** Start **

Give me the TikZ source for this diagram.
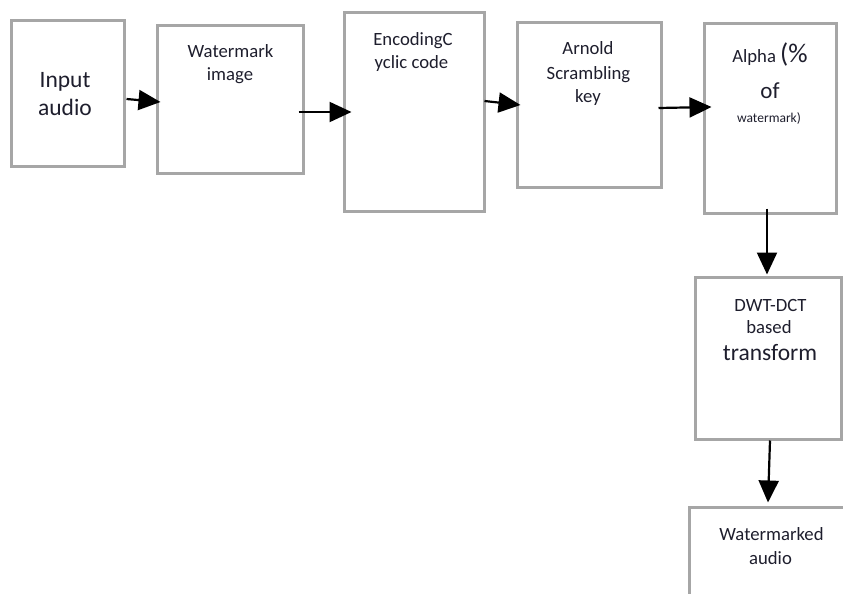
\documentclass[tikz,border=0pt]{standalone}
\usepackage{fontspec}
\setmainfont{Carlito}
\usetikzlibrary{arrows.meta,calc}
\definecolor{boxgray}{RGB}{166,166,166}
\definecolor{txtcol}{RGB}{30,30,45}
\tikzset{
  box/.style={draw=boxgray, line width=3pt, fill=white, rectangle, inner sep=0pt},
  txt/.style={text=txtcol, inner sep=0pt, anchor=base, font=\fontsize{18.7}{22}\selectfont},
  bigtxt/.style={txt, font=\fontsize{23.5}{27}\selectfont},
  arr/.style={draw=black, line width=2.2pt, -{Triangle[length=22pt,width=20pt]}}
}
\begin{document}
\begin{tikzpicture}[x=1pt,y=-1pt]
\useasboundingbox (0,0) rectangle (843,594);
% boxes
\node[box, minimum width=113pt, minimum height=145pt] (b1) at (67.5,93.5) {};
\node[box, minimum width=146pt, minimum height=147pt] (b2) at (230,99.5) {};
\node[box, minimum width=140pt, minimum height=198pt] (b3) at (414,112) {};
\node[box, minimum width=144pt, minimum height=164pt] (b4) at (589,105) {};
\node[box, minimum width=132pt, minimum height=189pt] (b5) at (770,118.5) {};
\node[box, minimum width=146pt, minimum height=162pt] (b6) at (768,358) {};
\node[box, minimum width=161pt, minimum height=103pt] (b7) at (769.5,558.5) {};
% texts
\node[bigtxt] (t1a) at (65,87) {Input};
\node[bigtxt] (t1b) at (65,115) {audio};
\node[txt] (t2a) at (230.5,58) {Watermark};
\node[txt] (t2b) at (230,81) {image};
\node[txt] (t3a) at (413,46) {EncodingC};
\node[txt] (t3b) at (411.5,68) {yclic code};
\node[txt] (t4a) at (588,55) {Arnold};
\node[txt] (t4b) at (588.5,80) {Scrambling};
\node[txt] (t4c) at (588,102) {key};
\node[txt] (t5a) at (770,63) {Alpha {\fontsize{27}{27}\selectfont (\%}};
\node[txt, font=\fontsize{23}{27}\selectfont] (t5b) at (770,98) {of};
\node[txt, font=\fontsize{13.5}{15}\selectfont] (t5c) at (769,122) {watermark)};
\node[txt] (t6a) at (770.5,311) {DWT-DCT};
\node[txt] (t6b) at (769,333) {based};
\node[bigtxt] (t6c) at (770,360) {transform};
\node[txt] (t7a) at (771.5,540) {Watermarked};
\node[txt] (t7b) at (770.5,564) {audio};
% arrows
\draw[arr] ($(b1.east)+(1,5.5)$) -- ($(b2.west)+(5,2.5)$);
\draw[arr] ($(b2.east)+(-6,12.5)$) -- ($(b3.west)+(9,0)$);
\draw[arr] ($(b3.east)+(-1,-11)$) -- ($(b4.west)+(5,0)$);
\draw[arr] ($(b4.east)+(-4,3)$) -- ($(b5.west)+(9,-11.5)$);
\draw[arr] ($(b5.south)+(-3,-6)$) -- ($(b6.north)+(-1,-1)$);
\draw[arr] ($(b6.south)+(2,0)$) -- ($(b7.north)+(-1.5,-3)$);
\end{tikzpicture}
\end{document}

** End **

_Task_
All the lines above are to be given again exactly as they read, with the pictures removed.

_Solution to this exercise_
Give me the TikZ source for this diagram.
\documentclass[tikz,border=0pt]{standalone}
\usepackage{fontspec}
\setmainfont{Carlito}
\usetikzlibrary{arrows.meta,calc}
\definecolor{boxgray}{RGB}{166,166,166}
\definecolor{txtcol}{RGB}{30,30,45}
\tikzset{
  box/.style={draw=boxgray, line width=3pt, fill=white, rectangle, inner sep=0pt},
  txt/.style={text=txtcol, inner sep=0pt, anchor=base, font=\fontsize{18.7}{22}\selectfont},
  bigtxt/.style={txt, font=\fontsize{23.5}{27}\selectfont},
  arr/.style={draw=black, line width=2.2pt, -{Triangle[length=22pt,width=20pt]}}
}
\begin{document}
\begin{tikzpicture}[x=1pt,y=-1pt]
\useasboundingbox (0,0) rectangle (843,594);
% boxes
\node[box, minimum width=113pt, minimum height=145pt] (b1) at (67.5,93.5) {};
\node[box, minimum width=146pt, minimum height=147pt] (b2) at (230,99.5) {};
\node[box, minimum width=140pt, minimum height=198pt] (b3) at (414,112) {};
\node[box, minimum width=144pt, minimum height=164pt] (b4) at (589,105) {};
\node[box, minimum width=132pt, minimum height=189pt] (b5) at (770,118.5) {};
\node[box, minimum width=146pt, minimum height=162pt] (b6) at (768,358) {};
\node[box, minimum width=161pt, minimum height=103pt] (b7) at (769.5,558.5) {};
% texts
\node[bigtxt] (t1a) at (65,87) {Input};
\node[bigtxt] (t1b) at (65,115) {audio};
\node[txt] (t2a) at (230.5,58) {Watermark};
\node[txt] (t2b) at (230,81) {image};
\node[txt] (t3a) at (413,46) {EncodingC};
\node[txt] (t3b) at (411.5,68) {yclic code};
\node[txt] (t4a) at (588,55) {Arnold};
\node[txt] (t4b) at (588.5,80) {Scrambling};
\node[txt] (t4c) at (588,102) {key};
\node[txt] (t5a) at (770,63) {Alpha {\fontsize{27}{27}\selectfont (\%}};
\node[txt, font=\fontsize{23}{27}\selectfont] (t5b) at (770,98) {of};
\node[txt, font=\fontsize{13.5}{15}\selectfont] (t5c) at (769,122) {watermark)};
\node[txt] (t6a) at (770.5,311) {DWT-DCT};
\node[txt] (t6b) at (769,333) {based};
\node[bigtxt] (t6c) at (770,360) {transform};
\node[txt] (t7a) at (771.5,540) {Watermarked};
\node[txt] (t7b) at (770.5,564) {audio};
% arrows
\draw[arr] ($(b1.east)+(1,5.5)$) -- ($(b2.west)+(5,2.5)$);
\draw[arr] ($(b2.east)+(-6,12.5)$) -- ($(b3.west)+(9,0)$);
\draw[arr] ($(b3.east)+(-1,-11)$) -- ($(b4.west)+(5,0)$);
\draw[arr] ($(b4.east)+(-4,3)$) -- ($(b5.west)+(9,-11.5)$);
\draw[arr] ($(b5.south)+(-3,-6)$) -- ($(b6.north)+(-1,-1)$);
\draw[arr] ($(b6.south)+(2,0)$) -- ($(b7.north)+(-1.5,-3)$);
\end{tikzpicture}
\end{document}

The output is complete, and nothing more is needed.